• **TASK TO CARRY OUT**: Say how many lines of the listing below contain "that", giving the number and nothing else.

========================================

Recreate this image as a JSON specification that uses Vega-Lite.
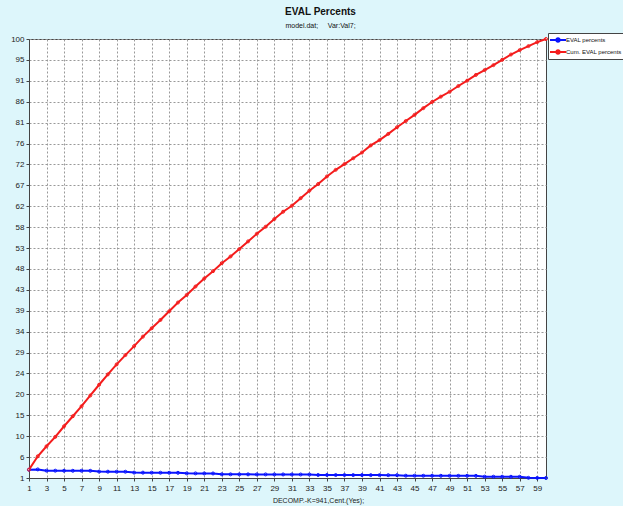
{
  "$schema": "https://vega.github.io/schema/vega-lite/v6.json",
  "width": 517,
  "height": 439,
  "autosize": {"type": "none"},
  "padding": {"left": 29, "top": 39, "right": 77, "bottom": 28},
  "background": "#ddf6fb",
  "title": {
    "text": "EVAL Percents",
    "subtitle": "model.dat;\u00a0\u00a0\u00a0\u00a0 Var:Val7;",
    "font": "Liberation Sans",
    "fontSize": 10,
    "fontWeight": "bold",
    "color": "#111",
    "subtitleFont": "Liberation Sans",
    "subtitleFontSize": 7,
    "subtitleColor": "#111",
    "subtitlePadding": 5,
    "anchor": "middle",
    "dx": 33,
    "offset": 4
  },
  "config": {
    "view": {"fill": "white", "stroke": "#444", "strokeWidth": 1},
    "font": "Liberation Sans"
  },
  "data": {
    "values": [
      {"k": 1, "series": "EVAL percents", "v": 2.87},
      {"k": 2, "series": "EVAL percents", "v": 2.94},
      {"k": 3, "series": "EVAL percents", "v": 2.66},
      {"k": 4, "series": "EVAL percents", "v": 2.65},
      {"k": 5, "series": "EVAL percents", "v": 2.64},
      {"k": 6, "series": "EVAL percents", "v": 2.63},
      {"k": 7, "series": "EVAL percents", "v": 2.63},
      {"k": 8, "series": "EVAL percents", "v": 2.62},
      {"k": 9, "series": "EVAL percents", "v": 2.44},
      {"k": 10, "series": "EVAL percents", "v": 2.43},
      {"k": 11, "series": "EVAL percents", "v": 2.42},
      {"k": 12, "series": "EVAL percents", "v": 2.41},
      {"k": 13, "series": "EVAL percents", "v": 2.22},
      {"k": 14, "series": "EVAL percents", "v": 2.21},
      {"k": 15, "series": "EVAL percents", "v": 2.2},
      {"k": 16, "series": "EVAL percents", "v": 2.19},
      {"k": 17, "series": "EVAL percents", "v": 2.18},
      {"k": 18, "series": "EVAL percents", "v": 2.17},
      {"k": 19, "series": "EVAL percents", "v": 2.05},
      {"k": 20, "series": "EVAL percents", "v": 2.04},
      {"k": 21, "series": "EVAL percents", "v": 2.03},
      {"k": 22, "series": "EVAL percents", "v": 2.02},
      {"k": 23, "series": "EVAL percents", "v": 1.84},
      {"k": 24, "series": "EVAL percents", "v": 1.83},
      {"k": 25, "series": "EVAL percents", "v": 1.82},
      {"k": 26, "series": "EVAL percents", "v": 1.82},
      {"k": 27, "series": "EVAL percents", "v": 1.81},
      {"k": 28, "series": "EVAL percents", "v": 1.81},
      {"k": 29, "series": "EVAL percents", "v": 1.8},
      {"k": 30, "series": "EVAL percents", "v": 1.8},
      {"k": 31, "series": "EVAL percents", "v": 1.79},
      {"k": 32, "series": "EVAL percents", "v": 1.79},
      {"k": 33, "series": "EVAL percents", "v": 1.78},
      {"k": 34, "series": "EVAL percents", "v": 1.68},
      {"k": 35, "series": "EVAL percents", "v": 1.68},
      {"k": 36, "series": "EVAL percents", "v": 1.67},
      {"k": 37, "series": "EVAL percents", "v": 1.67},
      {"k": 38, "series": "EVAL percents", "v": 1.66},
      {"k": 39, "series": "EVAL percents", "v": 1.66},
      {"k": 40, "series": "EVAL percents", "v": 1.65},
      {"k": 41, "series": "EVAL percents", "v": 1.65},
      {"k": 42, "series": "EVAL percents", "v": 1.64},
      {"k": 43, "series": "EVAL percents", "v": 1.64},
      {"k": 44, "series": "EVAL percents", "v": 1.52},
      {"k": 45, "series": "EVAL percents", "v": 1.52},
      {"k": 46, "series": "EVAL percents", "v": 1.51},
      {"k": 47, "series": "EVAL percents", "v": 1.51},
      {"k": 48, "series": "EVAL percents", "v": 1.5},
      {"k": 49, "series": "EVAL percents", "v": 1.5},
      {"k": 50, "series": "EVAL percents", "v": 1.49},
      {"k": 51, "series": "EVAL percents", "v": 1.49},
      {"k": 52, "series": "EVAL percents", "v": 1.48},
      {"k": 53, "series": "EVAL percents", "v": 1.3},
      {"k": 54, "series": "EVAL percents", "v": 1.29},
      {"k": 55, "series": "EVAL percents", "v": 1.29},
      {"k": 56, "series": "EVAL percents", "v": 1.28},
      {"k": 57, "series": "EVAL percents", "v": 1.28},
      {"k": 58, "series": "EVAL percents", "v": 1.04},
      {"k": 59, "series": "EVAL percents", "v": 1.02},
      {"k": 60, "series": "EVAL percents", "v": 1.0},
      {"k": 1, "series": "Cum. EVAL percents", "v": 2.88},
      {"k": 2, "series": "Cum. EVAL percents", "v": 5.89},
      {"k": 3, "series": "Cum. EVAL percents", "v": 8.15},
      {"k": 4, "series": "Cum. EVAL percents", "v": 10.27},
      {"k": 5, "series": "Cum. EVAL percents", "v": 12.67},
      {"k": 6, "series": "Cum. EVAL percents", "v": 14.93},
      {"k": 7, "series": "Cum. EVAL percents", "v": 17.19},
      {"k": 8, "series": "Cum. EVAL percents", "v": 19.61},
      {"k": 9, "series": "Cum. EVAL percents", "v": 22.03},
      {"k": 10, "series": "Cum. EVAL percents", "v": 24.36},
      {"k": 11, "series": "Cum. EVAL percents", "v": 26.62},
      {"k": 12, "series": "Cum. EVAL percents", "v": 28.72},
      {"k": 13, "series": "Cum. EVAL percents", "v": 30.75},
      {"k": 14, "series": "Cum. EVAL percents", "v": 32.88},
      {"k": 15, "series": "Cum. EVAL percents", "v": 34.76},
      {"k": 16, "series": "Cum. EVAL percents", "v": 36.64},
      {"k": 17, "series": "Cum. EVAL percents", "v": 38.6},
      {"k": 18, "series": "Cum. EVAL percents", "v": 40.57},
      {"k": 19, "series": "Cum. EVAL percents", "v": 42.29},
      {"k": 20, "series": "Cum. EVAL percents", "v": 44.18},
      {"k": 21, "series": "Cum. EVAL percents", "v": 45.99},
      {"k": 22, "series": "Cum. EVAL percents", "v": 47.64},
      {"k": 23, "series": "Cum. EVAL percents", "v": 49.45},
      {"k": 24, "series": "Cum. EVAL percents", "v": 50.96},
      {"k": 25, "series": "Cum. EVAL percents", "v": 52.62},
      {"k": 26, "series": "Cum. EVAL percents", "v": 54.36},
      {"k": 27, "series": "Cum. EVAL percents", "v": 56.08},
      {"k": 28, "series": "Cum. EVAL percents", "v": 57.66},
      {"k": 29, "series": "Cum. EVAL percents", "v": 59.4},
      {"k": 30, "series": "Cum. EVAL percents", "v": 61.05},
      {"k": 31, "series": "Cum. EVAL percents", "v": 62.4},
      {"k": 32, "series": "Cum. EVAL percents", "v": 64.1},
      {"k": 33, "series": "Cum. EVAL percents", "v": 65.8},
      {"k": 34, "series": "Cum. EVAL percents", "v": 67.3},
      {"k": 35, "series": "Cum. EVAL percents", "v": 69.0},
      {"k": 36, "series": "Cum. EVAL percents", "v": 70.5},
      {"k": 37, "series": "Cum. EVAL percents", "v": 71.8},
      {"k": 38, "series": "Cum. EVAL percents", "v": 73.1},
      {"k": 39, "series": "Cum. EVAL percents", "v": 74.4},
      {"k": 40, "series": "Cum. EVAL percents", "v": 76.0},
      {"k": 41, "series": "Cum. EVAL percents", "v": 77.2},
      {"k": 42, "series": "Cum. EVAL percents", "v": 78.6},
      {"k": 43, "series": "Cum. EVAL percents", "v": 80.1},
      {"k": 44, "series": "Cum. EVAL percents", "v": 81.5},
      {"k": 45, "series": "Cum. EVAL percents", "v": 82.9},
      {"k": 46, "series": "Cum. EVAL percents", "v": 84.4},
      {"k": 47, "series": "Cum. EVAL percents", "v": 85.8},
      {"k": 48, "series": "Cum. EVAL percents", "v": 87.0},
      {"k": 49, "series": "Cum. EVAL percents", "v": 88.1},
      {"k": 50, "series": "Cum. EVAL percents", "v": 89.4},
      {"k": 51, "series": "Cum. EVAL percents", "v": 90.6},
      {"k": 52, "series": "Cum. EVAL percents", "v": 91.9},
      {"k": 53, "series": "Cum. EVAL percents", "v": 93.0},
      {"k": 54, "series": "Cum. EVAL percents", "v": 94.1},
      {"k": 55, "series": "Cum. EVAL percents", "v": 95.3},
      {"k": 56, "series": "Cum. EVAL percents", "v": 96.5},
      {"k": 57, "series": "Cum. EVAL percents", "v": 97.5},
      {"k": 58, "series": "Cum. EVAL percents", "v": 98.4},
      {"k": 59, "series": "Cum. EVAL percents", "v": 99.3},
      {"k": 60, "series": "Cum. EVAL percents", "v": 100.0}
    ]
  },
  "mark": {
    "type": "line",
    "strokeWidth": 2,
    "clip": false,
    "point": {"filled": false, "size": 9, "strokeWidth": 1}
  },
  "encoding": {
    "x": {
      "field": "k",
      "type": "quantitative",
      "scale": {"domain": [1, 60], "nice": false, "zero": false},
      "axis": {
        "values": [1, 3, 5, 7, 9, 11, 13, 15, 17, 19, 21, 23, 25, 27, 29, 31, 33, 35, 37, 39, 41, 43, 45, 47, 49, 51, 53, 55, 57, 59],
        "title": "DECOMP.-K=941,Cent.(Yes);",
        "titleFontSize": 7,
        "titleFontWeight": "normal",
        "titleColor": "#222",
        "titleX": 289,
        "titleY": 18,
        "titleBaseline": "top",
        "titleAlign": "center",
        "labelFontSize": 8,
        "labelColor": "#222",
        "labelPadding": 3,
        "labelFlush": false,
        "tickSize": 3,
        "tickColor": "#444",
        "domainColor": "#444",
        "grid": true,
        "gridColor": "#999",
        "gridDash": [2, 2],
        "gridWidth": 1
      }
    },
    "y": {
      "field": "v",
      "type": "quantitative",
      "scale": {"domain": [1, 100], "nice": false, "zero": false},
      "axis": {
        "values": [1, 5.7142857, 10.4285714, 15.1428571, 19.8571429, 24.5714286, 29.2857143, 34, 38.7142857, 43.4285714, 48.1428571, 52.8571429, 57.5714286, 62.2857143, 67, 71.7142857, 76.4285714, 81.1428571, 85.8571429, 90.5714286, 95.2857143, 100],
        "labelExpr": "['1','6','10','15','20','24','29','34','39','43','48','53','58','62','67','72','76','81','86','91','95','100'][round((datum.value-1)*21/99)]",
        "title": null,
        "labelFontSize": 8,
        "labelColor": "#222",
        "labelPadding": 2,
        "labelFlush": false,
        "tickSize": 3,
        "tickColor": "#444",
        "domainColor": "#444",
        "grid": true,
        "gridColor": "#999",
        "gridDash": [2, 2],
        "gridWidth": 1
      }
    },
    "color": {
      "field": "series",
      "type": "nominal",
      "scale": {"domain": ["EVAL percents", "Cum. EVAL percents"], "range": ["#0a14ff", "#f41c1c"]},
      "legend": {
        "title": null,
        "orient": "none",
        "legendX": 519,
        "legendY": -6,
        "direction": "vertical",
        "fillColor": "white",
        "strokeColor": "#444",
        "padding": 1,
        "rowPadding": 0,
        "labelFontSize": 6,
        "labelColor": "#111",
        "labelOffset": 2,
        "labelLimit": 0,
        "symbolOffset": 3,
        "symbolType": "M-1.6,0H1.6M-0.35,0A0.35,0.35,0,1,1,0.35,0A0.35,0.35,0,1,1,-0.35,0",
        "symbolSize": 100,
        "symbolStrokeWidth": 2,
        "symbolFillColor": "transparent"
      }
    }
  }
}
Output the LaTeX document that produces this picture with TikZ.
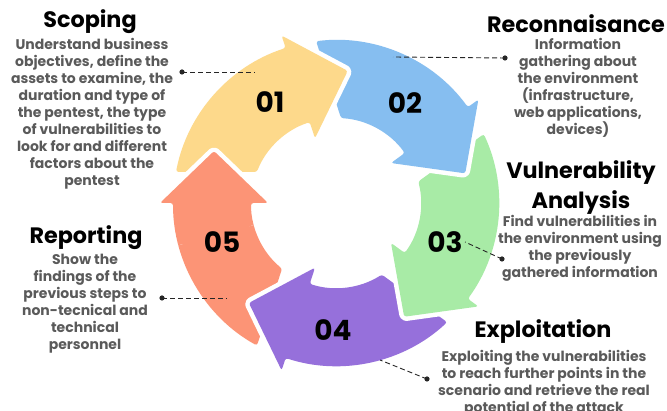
\documentclass[tikz,border=0pt]{standalone}
\usepackage{fontspec}
\setmainfont{Poppins}
\definecolor{cyel}{HTML}{FDD98B}
\definecolor{cblue}{HTML}{86BEF0}
\definecolor{cgreen}{HTML}{A8EBA6}
\definecolor{cpurp}{HTML}{9670DB}
\definecolor{csalm}{HTML}{FC9476}
\definecolor{cbody}{HTML}{5A5A5A}
\newcommand\ringarrow[2]{%
  \path[preaction={draw=white,line width=9pt,line join=round}, fill=#2, rounded corners=2.5pt]
    ({#1+61}:163) arc[start angle={#1+61}, end angle={#1}, radius=163]
    -- ({#1}:176) -- ({#1-23.08}:132.6) -- ({#1}:68) -- ({#1}:85)
    arc[start angle={#1}, end angle={#1+50.6}, radius=85] -- cycle;}
\tikzset{
  heading/.style={font=\bfseries\fontsize{22.3}{30}\selectfont, text=black, align=center, inner sep=0pt, anchor=base},
  bodytext/.style={font=\bfseries\fontsize{14}{17}\selectfont, text=cbody, align=center, inner sep=0pt, anchor=north},
  num/.style={font=\bfseries\fontsize{28}{30}\selectfont, text=black, inner sep=0pt},
  conn/.style={draw=black!85, line width=0.9pt, dash pattern=on 5pt off 3pt},
  dot/.style={fill=black!85}
}
\begin{document}
\begin{tikzpicture}[x=1pt,y=1pt]
\useasboundingbox (0,0) rectangle (667,411);
\begin{scope}[shift={(336,208)}]
  \ringarrow{180}{csalm}
  \ringarrow{-108}{cpurp}
  \ringarrow{-36}{cgreen}
  \ringarrow{36}{cblue}
  \ringarrow{108}{cyel}
  \begin{scope}
    \clip (0,0) -- (145:230) arc[start angle=145, end angle=195, radius=230] -- cycle;
    \ringarrow{180}{csalm}
  \end{scope}
\end{scope}
% numbers
\node[num] (n01) at (270,309) {01};
\node[num] (n02) at (405,308) {02};
\node[num] (n03) at (445,169) {03};
\node[num] (n04) at (333,81) {04};
\node[num] (n05) at (222,169) {05};
% headings
\node[heading] (h1) at (90,383) {Scoping};
\node[heading] (h2) at (576,378) {Reconnaisance};
\node[heading] (h3) at (581,202) {Vulnerability\\Analysis};
\node[heading] (h4) at (86,167) {Reporting};
\node[heading] (h5) at (543,73) {Exploitation};
% bodies
\node[bodytext] (b1) at (92,373) {Understand business\\objectives, define the\\assets to examine, the\\duration and type of\\the pentest, the type\\of vulnerabilities to\\look for and different\\factors about the\\pentest};
\node[bodytext] (b2) at (578,373) {Information\\gathering about\\the environment\\(infrastructure,\\web applications,\\devices)};
\node[bodytext] (b3) at (580,196) {Find vulnerabilities in\\the environment using\\the previously\\gathered information};
\node[bodytext] (b4) at (85,157) {Show the\\findings of the\\previous steps to\\non-tecnical and\\technical\\personnel};
\node[bodytext] (b5) at (544,61) {Exploiting the vulnerabilities\\to reach further points in the\\scenario and retrieve the real\\potential of the attack};
% connectors
\coordinate (d1) at (182,339); \coordinate (e1) at (255,339);
\coordinate (d2) at (505,353); \coordinate (e2) at (393,354);
\coordinate (d3) at (502,152); \coordinate (e3) at (465,169);
\coordinate (d4) at (162,113); \coordinate (e4) at (227,113);
\coordinate (d5) at (427,32);  \coordinate (e5) at (380,51);
\foreach \i in {1,...,5}{
  \draw[conn] (d\i) -- (e\i);
  \fill[dot] (d\i) circle (2.6pt);
}
\end{tikzpicture}
\end{document}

========================================

• **RESPONSE TO THIS TASK**: 2